[Data extract]

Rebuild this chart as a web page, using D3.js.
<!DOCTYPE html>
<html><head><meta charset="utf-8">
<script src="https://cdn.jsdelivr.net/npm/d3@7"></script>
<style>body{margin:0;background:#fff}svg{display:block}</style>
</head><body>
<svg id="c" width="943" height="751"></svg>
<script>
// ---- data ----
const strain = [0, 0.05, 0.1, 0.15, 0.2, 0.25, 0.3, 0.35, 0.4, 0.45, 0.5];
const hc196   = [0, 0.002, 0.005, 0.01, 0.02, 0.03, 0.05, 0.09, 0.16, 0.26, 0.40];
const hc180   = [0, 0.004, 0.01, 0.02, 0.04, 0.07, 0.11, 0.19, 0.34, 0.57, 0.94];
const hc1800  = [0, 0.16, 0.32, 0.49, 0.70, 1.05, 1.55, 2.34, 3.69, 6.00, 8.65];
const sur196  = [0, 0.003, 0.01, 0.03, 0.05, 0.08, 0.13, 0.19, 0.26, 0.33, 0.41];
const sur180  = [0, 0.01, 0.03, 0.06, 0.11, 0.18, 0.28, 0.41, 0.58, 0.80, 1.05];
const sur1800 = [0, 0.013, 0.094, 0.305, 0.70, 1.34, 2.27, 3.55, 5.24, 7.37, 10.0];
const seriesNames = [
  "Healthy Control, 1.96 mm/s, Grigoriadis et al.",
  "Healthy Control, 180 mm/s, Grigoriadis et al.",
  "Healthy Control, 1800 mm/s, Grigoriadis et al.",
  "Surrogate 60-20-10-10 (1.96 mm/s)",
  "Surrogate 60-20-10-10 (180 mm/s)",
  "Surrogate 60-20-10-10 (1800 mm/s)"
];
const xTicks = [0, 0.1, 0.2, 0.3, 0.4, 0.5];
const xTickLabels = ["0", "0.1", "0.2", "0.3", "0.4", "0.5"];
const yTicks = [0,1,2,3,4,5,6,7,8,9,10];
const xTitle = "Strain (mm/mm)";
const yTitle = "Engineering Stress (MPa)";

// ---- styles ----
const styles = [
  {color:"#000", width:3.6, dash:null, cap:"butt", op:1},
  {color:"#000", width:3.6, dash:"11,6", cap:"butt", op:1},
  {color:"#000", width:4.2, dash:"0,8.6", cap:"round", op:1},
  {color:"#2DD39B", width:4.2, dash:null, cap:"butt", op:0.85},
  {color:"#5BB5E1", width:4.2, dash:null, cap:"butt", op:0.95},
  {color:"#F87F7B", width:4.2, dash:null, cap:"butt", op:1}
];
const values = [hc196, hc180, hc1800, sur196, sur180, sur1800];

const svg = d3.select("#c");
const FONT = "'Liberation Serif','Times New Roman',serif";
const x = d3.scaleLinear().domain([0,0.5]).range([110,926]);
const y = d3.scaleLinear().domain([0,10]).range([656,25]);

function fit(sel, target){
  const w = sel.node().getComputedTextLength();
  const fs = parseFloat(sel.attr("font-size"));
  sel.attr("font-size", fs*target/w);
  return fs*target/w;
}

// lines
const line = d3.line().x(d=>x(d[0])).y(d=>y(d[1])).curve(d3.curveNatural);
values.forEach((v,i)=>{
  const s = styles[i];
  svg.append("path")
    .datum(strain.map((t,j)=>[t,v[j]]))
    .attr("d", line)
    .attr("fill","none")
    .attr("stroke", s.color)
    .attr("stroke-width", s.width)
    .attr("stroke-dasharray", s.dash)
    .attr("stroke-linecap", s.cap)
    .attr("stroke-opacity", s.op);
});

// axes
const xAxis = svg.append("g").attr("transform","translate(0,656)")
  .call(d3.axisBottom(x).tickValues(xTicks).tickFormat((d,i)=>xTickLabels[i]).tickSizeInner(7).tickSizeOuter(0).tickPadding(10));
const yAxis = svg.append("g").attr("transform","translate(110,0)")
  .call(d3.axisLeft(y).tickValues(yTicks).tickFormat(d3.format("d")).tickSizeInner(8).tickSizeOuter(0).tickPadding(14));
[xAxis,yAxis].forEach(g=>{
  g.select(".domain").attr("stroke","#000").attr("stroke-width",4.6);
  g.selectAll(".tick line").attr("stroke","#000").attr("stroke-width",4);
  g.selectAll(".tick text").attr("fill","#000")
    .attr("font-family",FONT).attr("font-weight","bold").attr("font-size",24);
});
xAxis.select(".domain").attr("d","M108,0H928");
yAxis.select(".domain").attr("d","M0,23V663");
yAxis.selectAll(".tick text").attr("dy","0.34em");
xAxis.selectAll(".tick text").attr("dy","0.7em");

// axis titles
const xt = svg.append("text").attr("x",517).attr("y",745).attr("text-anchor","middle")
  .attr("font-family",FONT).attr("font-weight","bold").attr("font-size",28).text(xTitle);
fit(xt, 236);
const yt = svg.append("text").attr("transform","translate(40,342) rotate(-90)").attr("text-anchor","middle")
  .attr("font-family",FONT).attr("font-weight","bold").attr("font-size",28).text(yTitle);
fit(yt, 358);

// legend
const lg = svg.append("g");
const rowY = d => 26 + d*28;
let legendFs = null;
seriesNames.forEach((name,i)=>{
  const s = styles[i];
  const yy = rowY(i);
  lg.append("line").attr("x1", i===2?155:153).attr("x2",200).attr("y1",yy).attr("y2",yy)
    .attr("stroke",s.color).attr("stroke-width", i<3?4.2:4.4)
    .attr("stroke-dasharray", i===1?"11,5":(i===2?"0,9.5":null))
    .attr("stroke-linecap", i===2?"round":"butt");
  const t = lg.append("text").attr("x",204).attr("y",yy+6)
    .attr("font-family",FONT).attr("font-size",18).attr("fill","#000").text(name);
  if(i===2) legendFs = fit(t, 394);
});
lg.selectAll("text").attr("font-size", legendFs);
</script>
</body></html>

[Stated task] Nothing in the listing may be changed; retype it all exactly.

[Exercise result]
Rebuild this chart as a web page, using D3.js.
<!DOCTYPE html>
<html><head><meta charset="utf-8">
<script src="https://cdn.jsdelivr.net/npm/d3@7"></script>
<style>body{margin:0;background:#fff}svg{display:block}</style>
</head><body>
<svg id="c" width="943" height="751"></svg>
<script>
// ---- data ----
const strain = [0, 0.05, 0.1, 0.15, 0.2, 0.25, 0.3, 0.35, 0.4, 0.45, 0.5];
const hc196   = [0, 0.002, 0.005, 0.01, 0.02, 0.03, 0.05, 0.09, 0.16, 0.26, 0.40];
const hc180   = [0, 0.004, 0.01, 0.02, 0.04, 0.07, 0.11, 0.19, 0.34, 0.57, 0.94];
const hc1800  = [0, 0.16, 0.32, 0.49, 0.70, 1.05, 1.55, 2.34, 3.69, 6.00, 8.65];
const sur196  = [0, 0.003, 0.01, 0.03, 0.05, 0.08, 0.13, 0.19, 0.26, 0.33, 0.41];
const sur180  = [0, 0.01, 0.03, 0.06, 0.11, 0.18, 0.28, 0.41, 0.58, 0.80, 1.05];
const sur1800 = [0, 0.013, 0.094, 0.305, 0.70, 1.34, 2.27, 3.55, 5.24, 7.37, 10.0];
const seriesNames = [
  "Healthy Control, 1.96 mm/s, Grigoriadis et al.",
  "Healthy Control, 180 mm/s, Grigoriadis et al.",
  "Healthy Control, 1800 mm/s, Grigoriadis et al.",
  "Surrogate 60-20-10-10 (1.96 mm/s)",
  "Surrogate 60-20-10-10 (180 mm/s)",
  "Surrogate 60-20-10-10 (1800 mm/s)"
];
const xTicks = [0, 0.1, 0.2, 0.3, 0.4, 0.5];
const xTickLabels = ["0", "0.1", "0.2", "0.3", "0.4", "0.5"];
const yTicks = [0,1,2,3,4,5,6,7,8,9,10];
const xTitle = "Strain (mm/mm)";
const yTitle = "Engineering Stress (MPa)";

// ---- styles ----
const styles = [
  {color:"#000", width:3.6, dash:null, cap:"butt", op:1},
  {color:"#000", width:3.6, dash:"11,6", cap:"butt", op:1},
  {color:"#000", width:4.2, dash:"0,8.6", cap:"round", op:1},
  {color:"#2DD39B", width:4.2, dash:null, cap:"butt", op:0.85},
  {color:"#5BB5E1", width:4.2, dash:null, cap:"butt", op:0.95},
  {color:"#F87F7B", width:4.2, dash:null, cap:"butt", op:1}
];
const values = [hc196, hc180, hc1800, sur196, sur180, sur1800];

const svg = d3.select("#c");
const FONT = "'Liberation Serif','Times New Roman',serif";
const x = d3.scaleLinear().domain([0,0.5]).range([110,926]);
const y = d3.scaleLinear().domain([0,10]).range([656,25]);

function fit(sel, target){
  const w = sel.node().getComputedTextLength();
  const fs = parseFloat(sel.attr("font-size"));
  sel.attr("font-size", fs*target/w);
  return fs*target/w;
}

// lines
const line = d3.line().x(d=>x(d[0])).y(d=>y(d[1])).curve(d3.curveNatural);
values.forEach((v,i)=>{
  const s = styles[i];
  svg.append("path")
    .datum(strain.map((t,j)=>[t,v[j]]))
    .attr("d", line)
    .attr("fill","none")
    .attr("stroke", s.color)
    .attr("stroke-width", s.width)
    .attr("stroke-dasharray", s.dash)
    .attr("stroke-linecap", s.cap)
    .attr("stroke-opacity", s.op);
});

// axes
const xAxis = svg.append("g").attr("transform","translate(0,656)")
  .call(d3.axisBottom(x).tickValues(xTicks).tickFormat((d,i)=>xTickLabels[i]).tickSizeInner(7).tickSizeOuter(0).tickPadding(10));
const yAxis = svg.append("g").attr("transform","translate(110,0)")
  .call(d3.axisLeft(y).tickValues(yTicks).tickFormat(d3.format("d")).tickSizeInner(8).tickSizeOuter(0).tickPadding(14));
[xAxis,yAxis].forEach(g=>{
  g.select(".domain").attr("stroke","#000").attr("stroke-width",4.6);
  g.selectAll(".tick line").attr("stroke","#000").attr("stroke-width",4);
  g.selectAll(".tick text").attr("fill","#000")
    .attr("font-family",FONT).attr("font-weight","bold").attr("font-size",24);
});
xAxis.select(".domain").attr("d","M108,0H928");
yAxis.select(".domain").attr("d","M0,23V663");
yAxis.selectAll(".tick text").attr("dy","0.34em");
xAxis.selectAll(".tick text").attr("dy","0.7em");

// axis titles
const xt = svg.append("text").attr("x",517).attr("y",745).attr("text-anchor","middle")
  .attr("font-family",FONT).attr("font-weight","bold").attr("font-size",28).text(xTitle);
fit(xt, 236);
const yt = svg.append("text").attr("transform","translate(40,342) rotate(-90)").attr("text-anchor","middle")
  .attr("font-family",FONT).attr("font-weight","bold").attr("font-size",28).text(yTitle);
fit(yt, 358);

// legend
const lg = svg.append("g");
const rowY = d => 26 + d*28;
let legendFs = null;
seriesNames.forEach((name,i)=>{
  const s = styles[i];
  const yy = rowY(i);
  lg.append("line").attr("x1", i===2?155:153).attr("x2",200).attr("y1",yy).attr("y2",yy)
    .attr("stroke",s.color).attr("stroke-width", i<3?4.2:4.4)
    .attr("stroke-dasharray", i===1?"11,5":(i===2?"0,9.5":null))
    .attr("stroke-linecap", i===2?"round":"butt");
  const t = lg.append("text").attr("x",204).attr("y",yy+6)
    .attr("font-family",FONT).attr("font-size",18).attr("fill","#000").text(name);
  if(i===2) legendFs = fit(t, 394);
});
lg.selectAll("text").attr("font-size", legendFs);
</script>
</body></html>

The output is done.